To be perfectly honest, I can’t really rattle off a whole list of all the things I saw wrong behind the scenes, everything that I saw was still mostly right and I witnesses very little drama, politics or unpleasantness at all. One or two things surprised me like for example, I regularly visited a lady in church who seemed to be ill a lot. I was chatting to my pastor about her and at some point in the conversation he said, “Well she’s just a hypochondriac”. This lack of compassion surprised me and I thought it odd. I now realise that it was not a lack of compassion but merely the reality that he was aware of. I was very naive in those days and often didn’t see things that I should have. But that’s not why my church closed.
Our churches merged with another church, that was the official story. For some reason when I was invited to transfer my PA job to the new church still working for my pastor’s wife I declined. Looking back I have no idea why I declined as I loved my pastor’s wife and my job very much. Something inside of me said no, it wasn’t even a conscious decision I don’t think. It just happened. Looking back I know now that it must have been God protecting me from what was to come. Having our church close was hard enough. It left many confused and hurt. Our happy family was breaking up and it felt strange and wrong. It has never been clear to me why the church merged in the first place or what went wrong behind the scenes. All I know is that it was horrible and I didn’t like it one bit but got on with finding a new church right away and got involved immediately. It was a lovely Vineyard Church in Port Elizabeth and I have nothing but fond memories of my short season with them. I remember the first time I saw the pastor I thought he just like Jesus must have looked. His eyes were so soft and full of love and compassion. When he preached I hung onto every wise word and loved church and all the beautiful people that I got to meet every Sunday.

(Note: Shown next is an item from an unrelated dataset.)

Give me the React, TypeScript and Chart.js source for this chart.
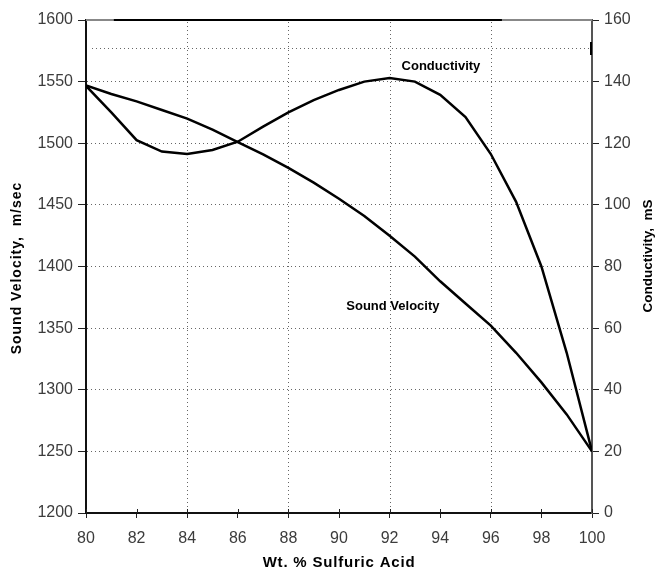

Thank God for that church as what I had to go to next has scared me for life! You see the pastor’s wife who I worked for was like a mother to me. At the time I didn’t have a very close relationship with my family and church really was my family. She influenced me more than any other person to this day. My husband can vouch for how much I still speak about her and how highly I speak of her. In my eyes she had no faults, she was just plain wonderful and such an inspiration to me! As I mentioned previously I don’t have all the details I only have my perspective and how it impacted me. Church hurt when it closed, it felt a little like the time when my parents got divorced. But what happened next really did feel like my parents got divorced all over again. I felt abandoned, alone, confused and like my whole life’s foundation was cracked.
I remember that day in detail. I went to see her as I heard a rumour that an announcement had been made at the new church that morning which devastated me. I needed to see her so went to where she was living. As I walked into the living room I burst out crying. I was a mess and can’t remember what I said but I remember what she said after I was urged to leave, “I’ll call you.”

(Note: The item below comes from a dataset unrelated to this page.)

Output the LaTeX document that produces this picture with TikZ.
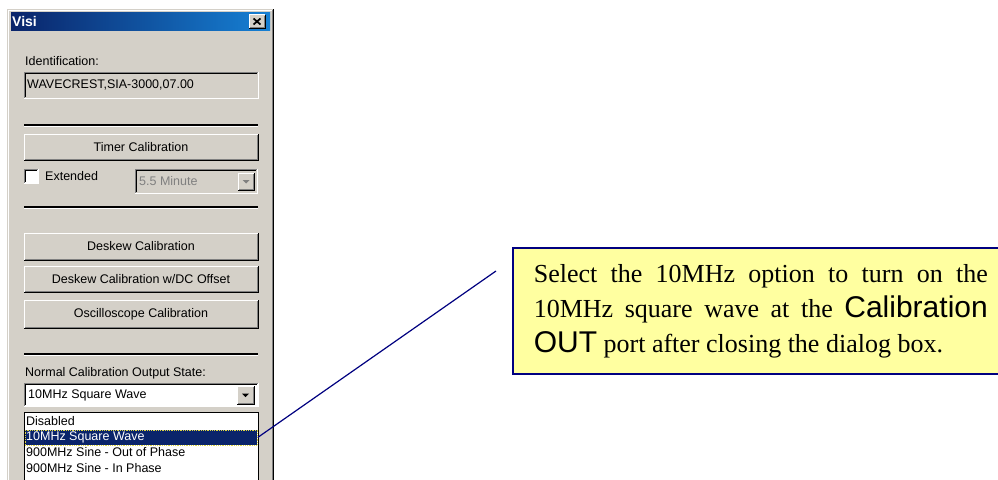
\documentclass[tikz,border=0pt]{standalone}
\usepackage{fontspec}
\setmainfont{Liberation Serif}
\newfontfamily\uifont{Liberation Sans}
\usetikzlibrary{calc}
\definecolor{wingray}{RGB}{212,208,200}
\definecolor{windark}{RGB}{128,128,128}
\definecolor{titlenavy}{RGB}{10,36,106}
\definecolor{titleblue}{RGB}{22,128,212}
\definecolor{callfill}{RGB}{255,255,160}
\definecolor{callline}{RGB}{0,0,128}
\definecolor{selnavy}{RGB}{10,36,106}
\newcommand\raisedframe[1]{%
  \draw[white,line width=1pt] (#1.south west) -- (#1.north west) -- (#1.north east);
  \draw[black,line width=1pt] (#1.south west) -- (#1.south east) -- (#1.north east);
  \draw[windark,line width=1pt] ([shift={(1pt,1pt)}]#1.south west) -- ([shift={(-1pt,1pt)}]#1.south east) -- ([shift={(-1pt,-1pt)}]#1.north east);}
\newcommand\sunkenframe[1]{%
  \draw[windark,line width=1pt] (#1.south west) -- (#1.north west) -- (#1.north east);
  \draw[white,line width=1pt] (#1.south west) -- (#1.south east) -- (#1.north east);
  \draw[black,line width=1pt] ([shift={(1pt,1pt)}]#1.south west) -- ([shift={(1pt,-1pt)}]#1.north west) -- ([shift={(-1pt,-1pt)}]#1.north east);}
\newcommand\separatorline[1]{%
  \draw[black,line width=1.4pt] (24,#1) -- (258,#1);
  \draw[white,line width=1pt] (24,#1+1.3) -- (258,#1+1.3);}
\begin{document}
\begin{tikzpicture}[x=1pt,y=-1pt,
  uitext/.style={font=\uifont\fontsize{12.5}{14}\selectfont, inner sep=0pt, anchor=west},
  widget/.style={anchor=north west, inner sep=0pt, outer sep=0pt, fill=wingray},
  btn/.style={widget, font=\uifont\fontsize{12.5}{14}\selectfont},
  callout/.style={anchor=north west, draw=callline, line width=1.6pt, fill=callfill,
    text width=454pt, align=justify, inner xsep=21pt, inner ysep=0pt,
    minimum height=126pt, font=\fontsize{26}{35}\selectfont},
  leader/.style={draw=callline, line width=1.2pt}]
\useasboundingbox (0,0) rectangle (998,479);
\clip (0,0) rectangle (998,479);
\fill[white] (0,0) rectangle (998,479);
% dialog window
\fill[wingray] (7,9) rectangle (274,485);
\draw[white,line width=1pt] (8.5,485) -- (8.5,10.5) -- (272,10.5);
\draw[windark,line width=1pt] (272,10) -- (272,485);
\draw[black,line width=1pt] (273.5,9) -- (273.5,485);
\shade[left color=titlenavy, right color=titleblue] (11,12) rectangle (270,30);
\node[font=\uifont\bfseries\fontsize{14}{16}\selectfont, text=white, inner sep=0pt, anchor=west] (title) at (12,21) {Visi};
\node[widget, minimum width=16pt, minimum height=14pt] (close) at (249,14.5) {};
\raisedframe{close}
\draw[black,line width=1.7pt] ($(close.center)+(-3.5pt,-3pt)$) -- ($(close.center)+(3.5pt,3pt)$);
\draw[black,line width=1.7pt] ($(close.center)+(-3.5pt,3pt)$) -- ($(close.center)+(3.5pt,-3pt)$);
% identification
\node[uitext] (idlabel) at (25,61) {Identification:};
\node[widget, minimum width=234pt, minimum height=26pt] (idbox) at (24,72) {};
\sunkenframe{idbox}
\node[uitext] (idtext) at (27,85) {WAVECREST,SIA-3000,07.00};
\separatorline{125}
% timer
\node[btn, minimum width=234pt, minimum height=26pt] (timer) at (24,134) {Timer Calibration};
\raisedframe{timer}
\node[widget, fill=white, minimum width=14pt, minimum height=14pt] (chk) at (24,169) {};
\sunkenframe{chk}
\node[uitext] (extended) at (45,176) {Extended};
\node[widget, minimum width=122pt, minimum height=24pt] (mincombo) at (135,169) {};
\sunkenframe{mincombo}
\node[uitext, text=windark] (mintext) at (139,181.5) {5.5 Minute};
\node[widget, minimum width=16pt, minimum height=17pt] (mindrop) at (238,173) {};
\raisedframe{mindrop}
\fill[windark] ($(mindrop.center)+(-3.5pt,1.5pt)$) -- ($(mindrop.center)+(3.5pt,1.5pt)$) -- ($(mindrop.center)+(0pt,-2pt)$) -- cycle;
\separatorline{207}
% calibration buttons
\node[btn, minimum width=234pt, minimum height=27pt] (deskew) at (24,233) {Deskew Calibration};
\raisedframe{deskew}
\node[btn, minimum width=234pt, minimum height=26pt] (deskewdc) at (24,266) {Deskew Calibration w/DC Offset};
\raisedframe{deskewdc}
\node[btn, minimum width=234pt, minimum height=28pt] (osc) at (24,300) {Oscilloscope Calibration};
\raisedframe{osc}
\separatorline{354}
% output state
\node[uitext] (outlabel) at (25,373) {Normal Calibration Output State:};
\node[widget, fill=white, minimum width=234pt, minimum height=23pt] (outcombo) at (24,383) {};
\sunkenframe{outcombo}
\node[uitext] (outtext) at (28,395) {10MHz Square Wave};
\node[widget, minimum width=17pt, minimum height=18pt] (outdrop) at (237,386) {};
\raisedframe{outdrop}
\fill[black] ($(outdrop.center)+(-3.5pt,1.5pt)$) -- ($(outdrop.center)+(3.5pt,1.5pt)$) -- ($(outdrop.center)+(0pt,-2pt)$) -- cycle;
\node[widget, fill=white, draw=black, line width=1pt, minimum width=234pt, minimum height=80pt] (list) at (24,412) {};
\node[anchor=north west, inner sep=0pt, fill=selnavy, draw=yellow!70!gray, densely dotted, line width=0.8pt, minimum width=232pt, minimum height=15pt] (selrow) at (25,429.5) {};
\node[uitext] (optdis) at (26,421) {Disabled};
\node[uitext, text=white] (opt10) at (26,437) {10MHz Square Wave};
\node[uitext] (optout) at (26,452.5) {900MHz Sine - Out of Phase};
\node[uitext] (optin) at (26,468) {900MHz Sine - In Phase};
% callout
\node[callout] (note) at (512,247) {Select the 10MHz option to turn on the\linebreak
10MHz square wave at the {\uifont\fontsize{30}{35}\selectfont Calibration}\linebreak
{\uifont\fontsize{30}{35}\selectfont OUT} port after closing the dialog box.};
\coordinate (leaderend) at (496,271);
\draw[leader] (selrow.east) -- (leaderend);
\end{tikzpicture}
\end{document}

That call never did come and I had to deal with my pain alone. What happened was the she and her husband had announced their divorce that morning. It hurt like hell for some reason. More than my parents’ divorce hurt me. Looking back I know it was unreasonable to expect her to comfort me, she had her own stuff to deal with. I felt betrayed! I didn’t know that they had marriage problems and I felt so weird that she never even spoke to me about any of it, or prepared me in any way. After being so close to her for almost 7 years I suddenly realised that we were never close at all. I was an employee, a team member and ten years her junior. I needed closure and not having that ‘call’ make it really difficult. Everything felt strange and although on the outside I just got on with life, inside I was hurting and had a lot to process. Within six months after that my then husband, two children and I left town for a job he was offered. We joined another Vineyard in Johannesburg but the job didn’t work out and so within another six months we left South Africa and moved to England.

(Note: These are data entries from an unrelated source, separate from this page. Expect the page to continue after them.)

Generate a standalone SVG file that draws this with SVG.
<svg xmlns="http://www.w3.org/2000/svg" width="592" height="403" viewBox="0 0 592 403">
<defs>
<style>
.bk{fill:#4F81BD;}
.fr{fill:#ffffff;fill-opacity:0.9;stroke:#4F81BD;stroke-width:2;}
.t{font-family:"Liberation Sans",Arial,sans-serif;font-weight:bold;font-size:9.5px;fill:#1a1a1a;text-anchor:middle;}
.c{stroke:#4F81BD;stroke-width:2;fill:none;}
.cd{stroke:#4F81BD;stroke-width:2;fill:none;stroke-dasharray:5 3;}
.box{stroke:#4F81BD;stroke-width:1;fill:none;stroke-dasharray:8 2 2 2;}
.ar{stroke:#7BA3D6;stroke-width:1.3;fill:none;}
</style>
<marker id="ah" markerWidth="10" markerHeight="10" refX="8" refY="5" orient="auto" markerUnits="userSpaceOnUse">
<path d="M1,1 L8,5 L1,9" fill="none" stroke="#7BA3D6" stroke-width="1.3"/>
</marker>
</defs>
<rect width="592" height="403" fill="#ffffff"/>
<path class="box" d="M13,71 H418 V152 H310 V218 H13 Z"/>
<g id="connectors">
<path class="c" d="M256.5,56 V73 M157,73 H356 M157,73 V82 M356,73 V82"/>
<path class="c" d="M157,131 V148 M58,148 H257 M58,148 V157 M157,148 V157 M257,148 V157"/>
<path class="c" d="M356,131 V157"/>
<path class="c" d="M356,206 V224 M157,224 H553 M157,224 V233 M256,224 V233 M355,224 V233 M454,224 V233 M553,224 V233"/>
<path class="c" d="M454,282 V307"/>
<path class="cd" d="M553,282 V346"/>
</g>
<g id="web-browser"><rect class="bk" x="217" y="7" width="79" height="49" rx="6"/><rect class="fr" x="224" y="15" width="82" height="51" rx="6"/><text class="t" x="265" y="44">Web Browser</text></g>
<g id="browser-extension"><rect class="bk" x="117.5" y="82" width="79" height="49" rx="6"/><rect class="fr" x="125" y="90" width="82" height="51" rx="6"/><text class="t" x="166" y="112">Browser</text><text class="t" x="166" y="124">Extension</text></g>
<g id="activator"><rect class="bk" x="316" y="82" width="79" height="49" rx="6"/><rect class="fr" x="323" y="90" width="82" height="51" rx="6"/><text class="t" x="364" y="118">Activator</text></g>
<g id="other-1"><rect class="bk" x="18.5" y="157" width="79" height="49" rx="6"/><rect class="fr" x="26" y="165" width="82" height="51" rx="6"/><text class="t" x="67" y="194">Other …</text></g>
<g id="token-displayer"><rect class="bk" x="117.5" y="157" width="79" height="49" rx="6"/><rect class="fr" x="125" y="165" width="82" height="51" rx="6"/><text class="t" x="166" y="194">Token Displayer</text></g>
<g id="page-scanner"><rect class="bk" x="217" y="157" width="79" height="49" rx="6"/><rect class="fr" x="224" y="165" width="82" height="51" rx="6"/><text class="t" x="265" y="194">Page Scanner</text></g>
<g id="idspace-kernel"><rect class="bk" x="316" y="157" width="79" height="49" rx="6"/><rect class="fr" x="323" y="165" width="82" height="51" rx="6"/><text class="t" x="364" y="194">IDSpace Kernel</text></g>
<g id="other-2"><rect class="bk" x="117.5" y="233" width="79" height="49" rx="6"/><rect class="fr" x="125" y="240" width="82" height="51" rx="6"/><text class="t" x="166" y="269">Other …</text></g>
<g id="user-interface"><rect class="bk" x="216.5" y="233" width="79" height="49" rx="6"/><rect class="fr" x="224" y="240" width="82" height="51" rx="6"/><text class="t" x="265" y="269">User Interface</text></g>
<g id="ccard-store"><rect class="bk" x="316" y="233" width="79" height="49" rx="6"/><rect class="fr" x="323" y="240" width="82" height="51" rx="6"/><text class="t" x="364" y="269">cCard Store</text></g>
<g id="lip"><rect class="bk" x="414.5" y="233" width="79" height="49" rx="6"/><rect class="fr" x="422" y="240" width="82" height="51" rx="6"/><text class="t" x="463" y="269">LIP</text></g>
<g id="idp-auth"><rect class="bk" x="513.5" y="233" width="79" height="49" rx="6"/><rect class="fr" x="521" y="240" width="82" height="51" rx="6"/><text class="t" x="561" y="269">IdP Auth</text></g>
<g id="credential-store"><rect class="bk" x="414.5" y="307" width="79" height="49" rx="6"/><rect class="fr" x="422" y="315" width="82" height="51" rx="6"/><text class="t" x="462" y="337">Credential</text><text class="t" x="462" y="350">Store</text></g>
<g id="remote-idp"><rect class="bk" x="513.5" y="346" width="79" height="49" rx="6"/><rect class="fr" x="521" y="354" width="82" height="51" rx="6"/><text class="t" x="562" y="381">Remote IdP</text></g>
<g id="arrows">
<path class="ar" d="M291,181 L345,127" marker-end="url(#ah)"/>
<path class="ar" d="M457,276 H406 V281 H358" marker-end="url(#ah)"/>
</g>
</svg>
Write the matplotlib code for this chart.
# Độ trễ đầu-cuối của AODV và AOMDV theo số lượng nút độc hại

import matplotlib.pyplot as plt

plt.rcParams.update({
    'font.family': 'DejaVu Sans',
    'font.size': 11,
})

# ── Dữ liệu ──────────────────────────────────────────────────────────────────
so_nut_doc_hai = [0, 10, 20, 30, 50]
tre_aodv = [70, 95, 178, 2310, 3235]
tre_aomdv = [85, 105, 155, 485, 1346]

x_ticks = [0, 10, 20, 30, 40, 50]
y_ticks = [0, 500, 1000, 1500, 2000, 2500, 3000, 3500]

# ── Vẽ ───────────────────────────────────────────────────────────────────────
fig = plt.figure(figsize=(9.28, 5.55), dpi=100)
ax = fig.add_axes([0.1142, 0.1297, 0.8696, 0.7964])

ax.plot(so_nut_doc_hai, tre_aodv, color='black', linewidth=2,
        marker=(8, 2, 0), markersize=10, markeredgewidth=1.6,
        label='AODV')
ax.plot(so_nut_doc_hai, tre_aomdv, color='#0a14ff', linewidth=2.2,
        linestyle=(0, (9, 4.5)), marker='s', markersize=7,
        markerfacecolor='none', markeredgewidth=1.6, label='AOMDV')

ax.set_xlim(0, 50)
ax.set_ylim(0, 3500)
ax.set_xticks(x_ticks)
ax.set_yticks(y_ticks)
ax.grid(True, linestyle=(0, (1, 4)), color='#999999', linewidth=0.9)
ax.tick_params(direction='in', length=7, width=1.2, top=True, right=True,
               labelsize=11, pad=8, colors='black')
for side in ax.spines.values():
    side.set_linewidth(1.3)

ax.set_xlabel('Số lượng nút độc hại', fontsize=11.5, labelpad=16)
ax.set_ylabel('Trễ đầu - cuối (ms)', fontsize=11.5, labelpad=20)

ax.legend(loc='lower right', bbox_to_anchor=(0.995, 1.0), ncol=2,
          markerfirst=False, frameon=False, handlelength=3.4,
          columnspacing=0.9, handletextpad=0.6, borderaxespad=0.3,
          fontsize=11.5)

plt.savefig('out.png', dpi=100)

Even though church had hurt A LOT I never once considered not going to church. I didn’t blame church as a whole for hurting me, just that isolated season of my church life and so quickly found a church within weeks of landing in the UK. Sadly I know quite a few families who did stop going to church as a result and some even strayed from the faith. I don’t think church leaders really understand how much their life impacts those whom they lead. Pastors truly are the mommy and daddy of the church. I grew up a lot from that experience when I had to face the facts just like I did when I realised that my dad was the tooth fairy and Father Christmas wasn’t real. Pastors are just people who make mistakes, give up on their church and get divorced. Well not all pastors but some sadly do.
From my position now, after years of many more experiences, I can look back at that time and to those people whom I loved and hold no bitterness and cannot judge them at all. I did learn that harsh, painful reality that churches can close and that pastors are just normal people not demigods like I originally thought.